Jerry looked at the snake above them, very warily, but the serpent seemed to be ignoring him completely. "A certain one-eyed . . . traveler had me sent here."
Naming gods was a poor idea in the Mythworlds. It was never wise to call their attention to oneself. "And you, Son of Laufey?"
It was a wry smile, but it was a smile. "I see my reputation, and my fate, have gone before me, mortal. I have been many places, maybe not as far as the wanderer, but far enough. There is that about you that speaks of further places. Places beyond even One-eye's ken. That must have rubbed him raw." Loki definitely took some savage pleasure in that last statement.
"He asked me a question, perhaps about that," admitted Jerry. "He asked in Norse, not in my tongue, so I was not able to reply. So he sent me here. To learn a lesson, I think."
Now those eyes were bright and mocking. "Heh. Not to answer him is to survive, mortal. He can't bear not knowing. I'd find ways to avoid telling him, if you can. He's nearly as tricky as me, though."
It made sense. The Krim didn't seem to place any value on the lives of the human victims it wasted during its reenactments of myths. It would only keep him alive if there was something to be gained from doing so.

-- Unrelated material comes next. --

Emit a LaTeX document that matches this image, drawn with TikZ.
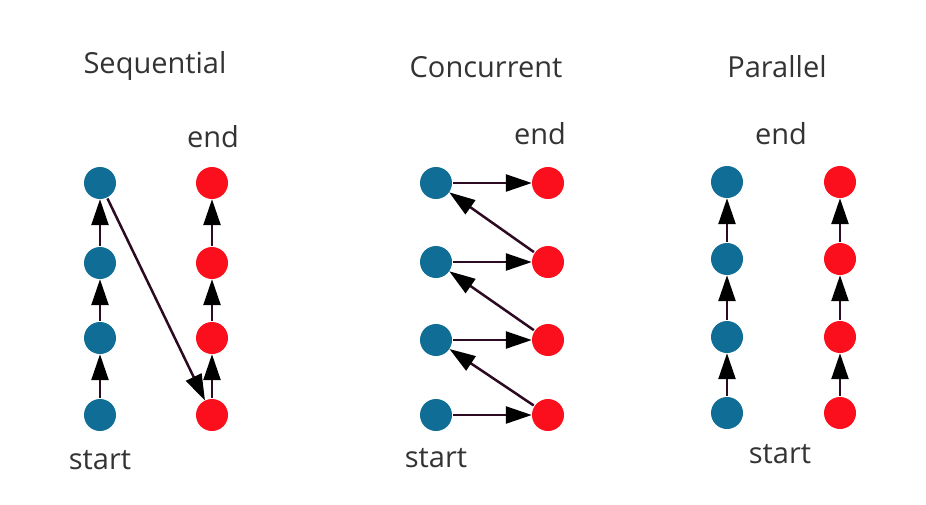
\documentclass[tikz,border=0pt]{standalone}
\usepackage{fontspec}
\setmainfont{Open Sans}
\usepackage{tikz}
\usetikzlibrary{positioning,arrows.meta}

\definecolor{dotblue}{HTML}{106D95}
\definecolor{dotred}{HTML}{FC0F1D}
\definecolor{linedark}{HTML}{2B0A22}

\begin{document}
\begin{tikzpicture}[x=1pt, y=-1pt,
  bdot/.style={circle, fill=dotblue, minimum size=32pt, inner sep=0pt},
  rdot/.style={circle, fill=dotred, minimum size=32pt, inner sep=0pt},
  lbl/.style={font=\fontsize{29}{32}\selectfont, text=black!80},
  arr/.style={-{Triangle[length=26pt, width=17pt, color=black]}, line width=2.5pt, draw=linedark, shorten <=1pt}]
\useasboundingbox (0,0) rectangle (926,504);
% titles
\node[lbl] (tseq) at (155,66) {Sequential};
\node[lbl] (tcon) at (486,67) {Concurrent};
\node[lbl] (tpar) at (777,67) {Parallel};
% sequential
\node[bdot] (s1) at (100,415) {}; \node[bdot] (s2) at (100,338) {};
\node[bdot] (s3) at (100,263) {}; \node[bdot] (s4) at (100,183) {};
\node[rdot] (r1) at (212,415) {}; \node[rdot] (r2) at (212,338) {};
\node[rdot] (r3) at (212,263) {}; \node[rdot] (r4) at (212,183) {};
\node[lbl] (sstart) at (100,460) {start};
\node[lbl] (send) at (213,137) {end};
\draw[arr] (s1) -- (s2); \draw[arr] (s2) -- (s3); \draw[arr] (s3) -- (s4);
\draw[arr] (s4) -- (r1);
\draw[arr] (r1) -- (r2); \draw[arr] (r2) -- (r3); \draw[arr] (r3) -- (r4);
% concurrent
\node[bdot] (c1) at (436,415) {}; \node[bdot] (c2) at (436,340) {};
\node[bdot] (c3) at (436,262) {}; \node[bdot] (c4) at (436,183) {};
\node[rdot] (d1) at (548,415) {}; \node[rdot] (d2) at (548,340) {};
\node[rdot] (d3) at (548,262) {}; \node[rdot] (d4) at (548,183) {};
\node[lbl] (cstart) at (436,458) {start};
\node[lbl] (cend) at (540,134) {end};
\draw[arr] (c1) -- (d1); \draw[arr] (d1) -- (c2);
\draw[arr] (c2) -- (d2); \draw[arr] (d2) -- (c3);
\draw[arr] (c3) -- (d3); \draw[arr] (d3) -- (c4);
\draw[arr] (c4) -- (d4);
% parallel
\node[bdot] (p1) at (727,413) {}; \node[bdot] (p2) at (727,337) {};
\node[bdot] (p3) at (727,259) {}; \node[bdot] (p4) at (727,182) {};
\node[rdot] (q1) at (840,413) {}; \node[rdot] (q2) at (840,337) {};
\node[rdot] (q3) at (840,259) {}; \node[rdot] (q4) at (840,182) {};
\node[lbl] (pstart) at (780,454) {start};
\node[lbl] (pend) at (781,134) {end};
\draw[arr] (p1) -- (p2); \draw[arr] (p2) -- (p3); \draw[arr] (p3) -- (p4);
\draw[arr] (q1) -- (q2); \draw[arr] (q2) -- (q3); \draw[arr] (q3) -- (q4);
\end{tikzpicture}
\end{document}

"I was almost free, and my repayment and Ragnarok the terrible had almost begun, when I would have destroyed all that lives," said Loki conversationally, "when Odin's power was renewed. Is this anything to do with you, man from a far place?" That was said calmly, but there was a terrible hatred, barely masked, underneath the words.
Jerry shook his head. "No." He was glad to be able to say that. "It's the Krim."

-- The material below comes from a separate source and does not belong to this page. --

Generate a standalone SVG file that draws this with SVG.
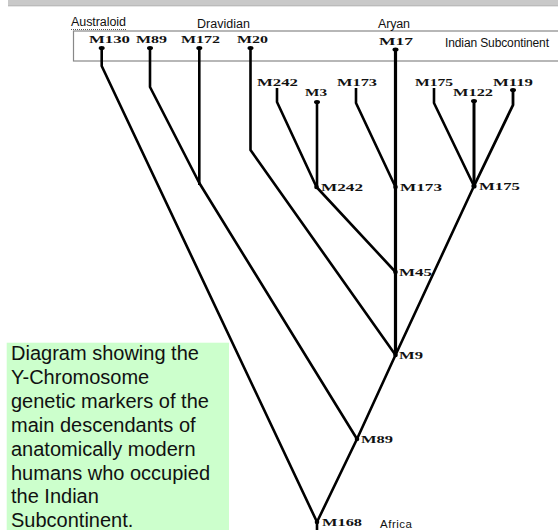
<svg xmlns="http://www.w3.org/2000/svg" width="558" height="530" viewBox="0 0 558 530">
<style>
.s{font-family:"Liberation Sans",Arial,sans-serif;fill:#111}
.m{font-family:"Liberation Serif","Times New Roman",serif;font-weight:bold;font-size:9.5px;fill:#111}
.c{fill:none;stroke:#000;stroke-width:2.6;stroke-linejoin:round;stroke-linecap:butt}
.d{fill:#000}
.cap{font-family:"Liberation Sans",Arial,sans-serif;font-size:20px;fill:#111}
</style>
<rect width="558" height="530" fill="#fff"/>
<rect x="8" y="0" width="552" height="5.5" fill="#c9c9c9"/>
<line x1="8" y1="5.8" x2="558" y2="5.8" stroke="#aaa" stroke-width="1"/>
<rect id="region" x="73.5" y="31" width="500" height="30" fill="none" stroke="#888" stroke-width="1.2"/>
<text class="s" x="71" y="26" font-size="12.5" textLength="55">Australoid</text>
<line x1="71" y1="29.5" x2="126" y2="29.5" stroke="#555" stroke-width="1" stroke-dasharray="1,1"/>
<text class="s" x="197" y="28" font-size="12.5" textLength="53">Dravidian</text>
<text class="s" x="378" y="28" font-size="12.5" textLength="32">Aryan</text>
<text class="s" x="445" y="47" font-size="12" textLength="104">Indian Subcontinent</text>
<text class="s" x="380" y="528" font-size="11.5" textLength="32">Africa</text>
<rect x="6.7" y="342.7" width="222.3" height="188" fill="#ccffcc"/>
<text class="cap">
<tspan x="11" y="360">Diagram showing the</tspan>
<tspan x="11" y="383.9">Y-Chromosome</tspan>
<tspan x="11" y="407.8">genetic markers of the</tspan>
<tspan x="11" y="431.7">main descendants of</tspan>
<tspan x="11" y="455.6">anatomically modern</tspan>
<tspan x="11" y="479.5">humans who occupied</tspan>
<tspan x="11" y="503.4">the Indian</tspan>
<tspan x="11" y="527.3">Subcontinent.</tspan>
</text>
<g id="connectors">
<polyline class="c" points="101.7,48 101.7,66 317,522 317,530"/>
<polyline class="c" points="150,48 150,87 199.3,183 357,439"/>
<polyline class="c" points="199.3,48 199.3,185"/>
<polyline class="c" points="250.5,48 250.5,150 395.5,355"/>
<polyline class="c" points="395.5,49.5 395.5,355" style="stroke-width:3.2"/>
<polyline class="c" points="277,88 277,102 316.5,187 395.5,272"/>
<polyline class="c" points="317,102 317,187"/>
<polyline class="c" points="356,88 356,103 395.5,187"/>
<polyline class="c" points="434,88 434,103 474,186"/>
<polyline class="c" points="474,101 474,186" style="stroke-width:3"/>
<polyline class="c" points="513,90 513,105 474,186" style="stroke-width:2.8"/>
<polyline class="c" points="474,186 395.5,355 357,439 317,522"/>
</g>
<g id="n-M130"><ellipse class="d" cx="101.7" cy="48" rx="3" ry="2"/><text class="m" x="89" y="43" textLength="41" lengthAdjust="spacingAndGlyphs">M130</text></g>
<g id="n-M89top"><ellipse class="d" cx="150" cy="48" rx="3" ry="2"/><text class="m" x="136" y="43" textLength="31" lengthAdjust="spacingAndGlyphs">M89</text></g>
<g id="n-M172"><ellipse class="d" cx="199.3" cy="48" rx="3" ry="2"/><text class="m" x="181" y="43" textLength="39" lengthAdjust="spacingAndGlyphs">M172</text></g>
<g id="n-M20"><ellipse class="d" cx="250.5" cy="48" rx="3" ry="2"/><text class="m" x="237" y="43" textLength="31" lengthAdjust="spacingAndGlyphs">M20</text></g>
<g id="n-M17"><ellipse class="d" cx="395.5" cy="49.5" rx="3" ry="2"/><text class="m" x="379" y="45" textLength="34" lengthAdjust="spacingAndGlyphs">M17</text></g>
<g id="n-M242tip"><text class="m" x="257" y="86" textLength="41" lengthAdjust="spacingAndGlyphs">M242</text></g>
<g id="n-M3"><ellipse class="d" cx="317" cy="102" rx="3" ry="2"/><text class="m" x="305" y="96" textLength="22" lengthAdjust="spacingAndGlyphs">M3</text></g>
<g id="n-M173tip"><text class="m" x="337" y="86" textLength="40" lengthAdjust="spacingAndGlyphs">M173</text></g>
<g id="n-M175tip"><text class="m" x="415" y="86" textLength="38" lengthAdjust="spacingAndGlyphs">M175</text></g>
<g id="n-M122"><ellipse class="d" cx="474" cy="101" rx="3" ry="2"/><text class="m" x="453" y="96" textLength="40" lengthAdjust="spacingAndGlyphs">M122</text></g>
<g id="n-M119"><ellipse class="d" cx="513" cy="90" rx="3" ry="2"/><text class="m" x="493" y="86" textLength="40" lengthAdjust="spacingAndGlyphs">M119</text></g>
<g id="n-M242"><circle class="d" cx="316.5" cy="187" r="2.3"/><text class="m" x="321" y="191" textLength="42" lengthAdjust="spacingAndGlyphs">M242</text></g>
<g id="n-M173"><circle class="d" cx="395.5" cy="187" r="2.3"/><text class="m" x="400" y="191" textLength="42" lengthAdjust="spacingAndGlyphs">M173</text></g>
<g id="n-M175"><circle class="d" cx="474" cy="186" r="2.6"/><text class="m" x="479" y="190" textLength="41" lengthAdjust="spacingAndGlyphs">M175</text></g>
<g id="n-M45"><circle class="d" cx="395.5" cy="272" r="2.3"/><text class="m" x="399" y="276" textLength="33" lengthAdjust="spacingAndGlyphs">M45</text></g>
<g id="n-M9"><circle class="d" cx="395.5" cy="355" r="2.3"/><text class="m" x="399" y="359" textLength="24" lengthAdjust="spacingAndGlyphs">M9</text></g>
<g id="n-M89"><circle class="d" cx="357" cy="439" r="2.3"/><text class="m" x="361" y="443" textLength="32" lengthAdjust="spacingAndGlyphs">M89</text></g>
<g id="n-M168"><circle class="d" cx="317" cy="522" r="2.3"/><text class="m" x="322" y="526" textLength="40" lengthAdjust="spacingAndGlyphs">M168</text></g>
</svg>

"These are a people of whom I have not heard. When Naglfar sails, they too will not be forgotten."
"No," said Sigyn, "they will not," and she was just as grim as he was about that.
"The Krim is a thing, not a people," explained Jerry. "It's that pyramid that One-eye wears around his neck. Or at least that is its symbol. It is a machine. A device. I believe it seeks the destruction of my people. My world."

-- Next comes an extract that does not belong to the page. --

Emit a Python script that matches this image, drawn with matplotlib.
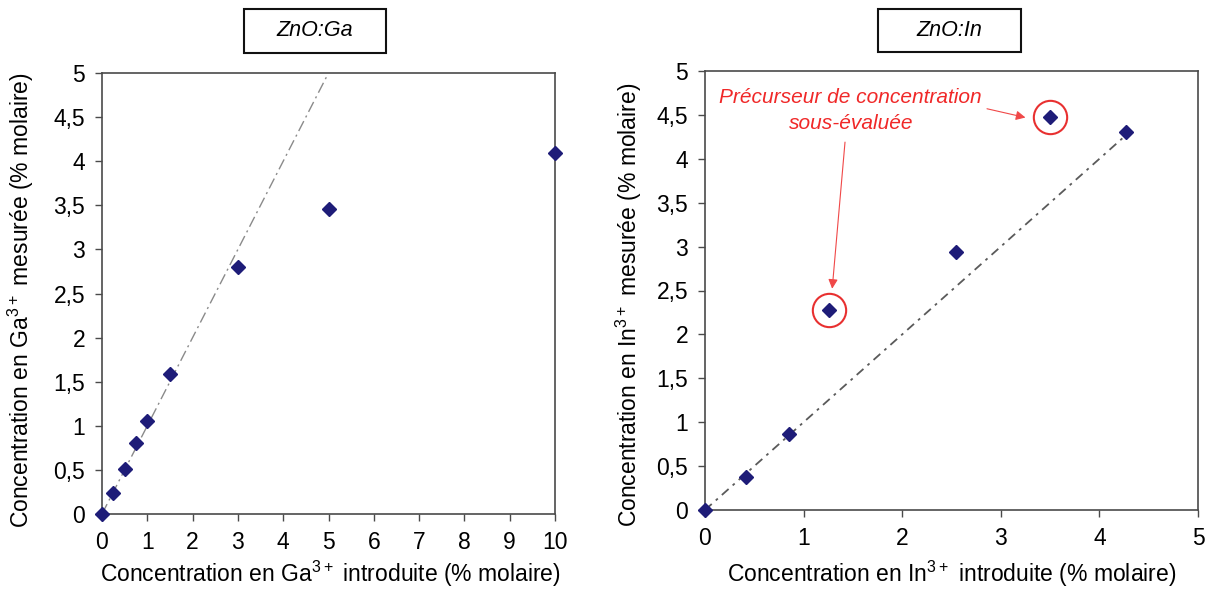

"And it has enlisted One-eye to do it," said Loki admiringly. "It couldn't have made a better choice, really."
"Except you," said Jerry with equal urbanity.
That actually got Loki to laugh. "Except me, indeed. But what do I have against your people, your world?"
Jerry was surprised to see Sigyn wink at him. "Oh, what does that matter," she said. "Loki will destroy everything. He's bad."
The bound god shook his head. "You do know how to ruin my lines, Sigi. I've got a reputation to keep up."
"Ah, husband," she said quietly, a hand soothing his brow. "What does it all matter now? They have killed one of our children, and changed the other into a wolf. What do we care what they think? It has been many centuries since I saw you laugh. I had forgotten. You used to make me laugh all the time."
"There is not much to laugh about, Sigi," said Loki, the grimness returning.
"That didn't used to stop you," she said, caressing him with one hand while she kept the bowl positioned to catch the snake's dripping venom with the other. "Even when they were all united against you, you mocked them and laughed at them. Only Thor dared to stand up against you."
"I never understood that. Why did he let them do this to me? The Thunderer has no brains, but he's not unfair," said Loki.
"I don't know," answered Sigyn. "He played no part in your binding. But what I said was that back when you laughed at them, they could not stand against you. This mortal made you laugh instead of wallowing in our bitterness. Maybe if you can laugh again, we can break free."
"It has to be worth a try," said Loki. "Talk, mortal."
Jerry took a deep breath. It hurt his ribs. He wished he had Liz's brashness and courage. But she wasn't here, so he'd just have to do his best. "My name is Jerry, Loki. Not 'mortal.' I've defeated one set of gods already, and if I have to beat another I will. I'm only interested in helping you break free on certain conditions."